Indeed, speaking confidently of a positive outcome to the Gorbachev peace plan, Mr. Primakov at times sounded like a lawyer for the Iraqi regime. He warned sharply against launching a ground attack at this moment. Such a decision would only be made, he said, by those who want to destroy Saddam's regime and damage Iraq as a nation.
In short, the Soviet initiative aims to find a solution that will allow Saddam and Iraq to remain intact as a force in the region. Although the details of the Soviet plan remain unrevealed at this writing, knowledgable Soviet experts deny that it involves clear linkage of Iraqi withdrawal from Kuwait to other conditions.
``The Soviet idea is not linkage, but an invisible package,'' says Vitaly Naumkin, deputy director of the Institute of Oriental Studies, the think tank formerly headed by Primakov. ``We are not speaking about conditions but what will happen after withdrawal. Saddam Hussein has a right to know what will be.''
Mr. Naumkin, speaking Wednesday, before the expected return of Iraqi Foreign Minister Tariq Aziz with a reply to the Soviet plan, claimed to be undisturbed by the apparent US rejection of the terms of the plan. He referred to ``unexpected things'' that may emerge in the hours ahead. But, he admits, ``the problem is whether we accept [Saddam] or not,'' though this difference should not lead to a split.

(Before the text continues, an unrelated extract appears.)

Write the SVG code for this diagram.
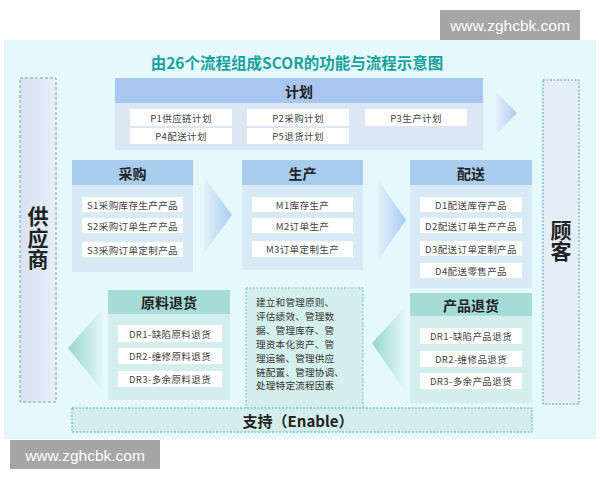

Like many Soviet officials, the Mideast expert sharply denied the existence of a split with the United States. ``Here everybody understands that Soviet-American relations is bigger than this,'' he said.
That same insistence dominated the appearance of Soviet Foreign Minster Alexander Bessmertnykh before the Soviet parliament on Tuesday. He fairly staunchly defended the US conduct of the Gulf war in the face of a barrage of almost universally anti-American questions from members of parliament. He replied to accusations that the US bombing attacks were exceeding the bounds of the UN resolutions, which Moscow has supported.
``As for civilians, comrades, don't forget about the Kuwaitis,'' he retorted. ``There have been lots of civilian casualties - women, old people. They are also suffering and we must try to protect them as well. I think having stood up for the protection of a small Islamic people against aggression, we have made the right choice.''
Still the hostile tone of the parliament's response accurately reflects the pressure on the Gorbachev government from a right-wing complex of forces, led by the Soyuz (``Unity'') parliamentary group, behind which stands the military and conservative wing of the Communist Party.
From the Baltics crisis to internal economic policies, the right-wing pressure has been reflected in anti-Western statements by Gorbachev government officials. To some degree, the West is used as a scapegoat for those internal difficulties, accused of everything from promoting separatism to flooding the country with illegally gained rubles.